Take every line from the first down to the line with "minimum width=57.5pt, minimum" and set it down exactly, without the pictures.

• [SUPPLIED INFORMATION]
— START —

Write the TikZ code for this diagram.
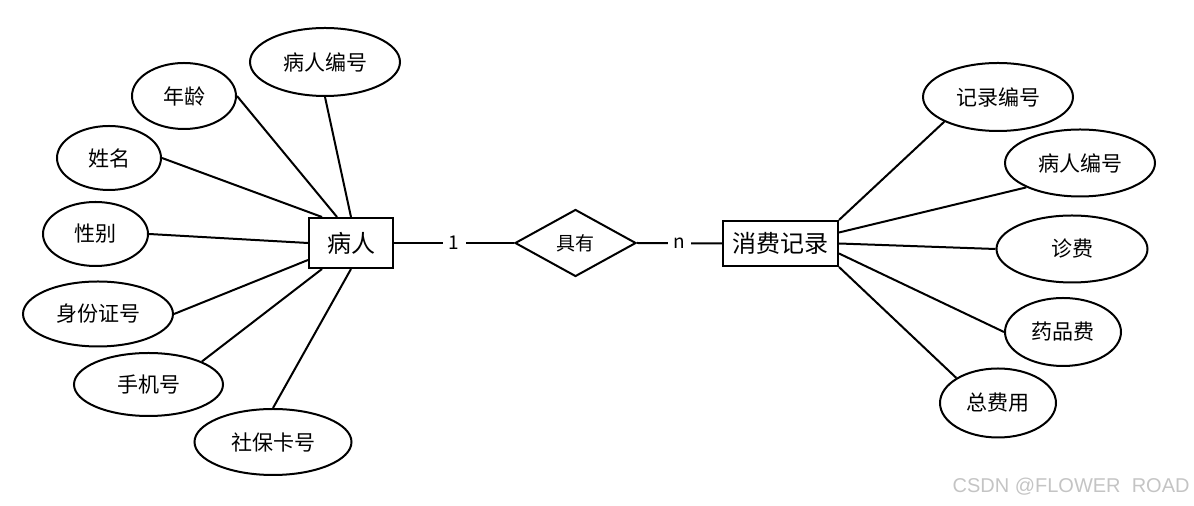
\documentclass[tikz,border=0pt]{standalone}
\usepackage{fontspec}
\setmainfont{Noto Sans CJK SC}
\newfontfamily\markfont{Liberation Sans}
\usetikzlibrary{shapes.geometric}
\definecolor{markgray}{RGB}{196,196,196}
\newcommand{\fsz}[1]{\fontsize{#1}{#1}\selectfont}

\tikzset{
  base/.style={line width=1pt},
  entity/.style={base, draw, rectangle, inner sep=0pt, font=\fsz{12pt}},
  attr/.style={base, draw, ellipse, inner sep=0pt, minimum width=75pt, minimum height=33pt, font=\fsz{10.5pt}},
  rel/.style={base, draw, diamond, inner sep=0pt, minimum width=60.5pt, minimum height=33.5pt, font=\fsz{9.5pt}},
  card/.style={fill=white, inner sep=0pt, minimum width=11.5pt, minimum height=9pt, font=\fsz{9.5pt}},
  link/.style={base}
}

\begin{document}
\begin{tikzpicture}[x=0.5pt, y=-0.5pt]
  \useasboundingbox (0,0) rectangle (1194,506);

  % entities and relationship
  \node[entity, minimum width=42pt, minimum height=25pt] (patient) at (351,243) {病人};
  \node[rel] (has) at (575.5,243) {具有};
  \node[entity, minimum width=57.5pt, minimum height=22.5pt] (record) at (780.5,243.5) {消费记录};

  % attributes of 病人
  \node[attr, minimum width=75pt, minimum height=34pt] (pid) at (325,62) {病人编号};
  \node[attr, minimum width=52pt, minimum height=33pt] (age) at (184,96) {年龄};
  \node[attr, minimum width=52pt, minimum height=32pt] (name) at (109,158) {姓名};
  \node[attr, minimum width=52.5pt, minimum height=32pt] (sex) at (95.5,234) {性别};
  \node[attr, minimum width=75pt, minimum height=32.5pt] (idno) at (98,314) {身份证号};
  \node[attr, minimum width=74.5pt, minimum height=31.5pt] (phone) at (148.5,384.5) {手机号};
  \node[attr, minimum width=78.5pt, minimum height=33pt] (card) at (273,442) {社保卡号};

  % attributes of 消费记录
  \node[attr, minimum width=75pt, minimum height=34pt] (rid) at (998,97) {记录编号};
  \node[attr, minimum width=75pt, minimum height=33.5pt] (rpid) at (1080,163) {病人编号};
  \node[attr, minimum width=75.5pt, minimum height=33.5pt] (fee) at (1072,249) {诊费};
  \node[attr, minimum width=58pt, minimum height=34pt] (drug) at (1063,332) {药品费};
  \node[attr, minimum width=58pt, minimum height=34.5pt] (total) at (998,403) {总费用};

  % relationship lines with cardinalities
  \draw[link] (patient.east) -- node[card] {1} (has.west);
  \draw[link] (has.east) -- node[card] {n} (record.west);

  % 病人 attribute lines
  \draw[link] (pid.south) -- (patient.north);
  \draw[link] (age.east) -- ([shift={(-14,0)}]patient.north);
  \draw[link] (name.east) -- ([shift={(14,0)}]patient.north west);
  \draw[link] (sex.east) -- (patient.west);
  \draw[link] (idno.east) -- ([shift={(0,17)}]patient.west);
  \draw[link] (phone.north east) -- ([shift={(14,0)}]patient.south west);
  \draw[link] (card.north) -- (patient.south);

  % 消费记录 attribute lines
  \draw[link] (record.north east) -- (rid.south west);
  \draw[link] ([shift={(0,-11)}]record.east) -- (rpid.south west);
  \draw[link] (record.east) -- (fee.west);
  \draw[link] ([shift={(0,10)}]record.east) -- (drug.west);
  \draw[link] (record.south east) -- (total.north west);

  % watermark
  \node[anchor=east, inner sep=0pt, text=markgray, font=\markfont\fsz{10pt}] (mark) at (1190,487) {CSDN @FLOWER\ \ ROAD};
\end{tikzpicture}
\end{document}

— END —

• [THE SOLUTION]
Write the TikZ code for this diagram.
\documentclass[tikz,border=0pt]{standalone}
\usepackage{fontspec}
\setmainfont{Noto Sans CJK SC}
\newfontfamily\markfont{Liberation Sans}
\usetikzlibrary{shapes.geometric}
\definecolor{markgray}{RGB}{196,196,196}
\newcommand{\fsz}[1]{\fontsize{#1}{#1}\selectfont}

\tikzset{
  base/.style={line width=1pt},
  entity/.style={base, draw, rectangle, inner sep=0pt, font=\fsz{12pt}},
  attr/.style={base, draw, ellipse, inner sep=0pt, minimum width=75pt, minimum height=33pt, font=\fsz{10.5pt}},
  rel/.style={base, draw, diamond, inner sep=0pt, minimum width=60.5pt, minimum height=33.5pt, font=\fsz{9.5pt}},
  card/.style={fill=white, inner sep=0pt, minimum width=11.5pt, minimum height=9pt, font=\fsz{9.5pt}},
  link/.style={base}
}

\begin{document}
\begin{tikzpicture}[x=0.5pt, y=-0.5pt]
  \useasboundingbox (0,0) rectangle (1194,506);

  % entities and relationship
  \node[entity, minimum width=42pt, minimum height=25pt] (patient) at (351,243) {病人};
  \node[rel] (has) at (575.5,243) {具有};
  \node[entity, minimum width=57.5pt, minimum height=22.5pt] (record) at (780.5,243.5) {消费记录};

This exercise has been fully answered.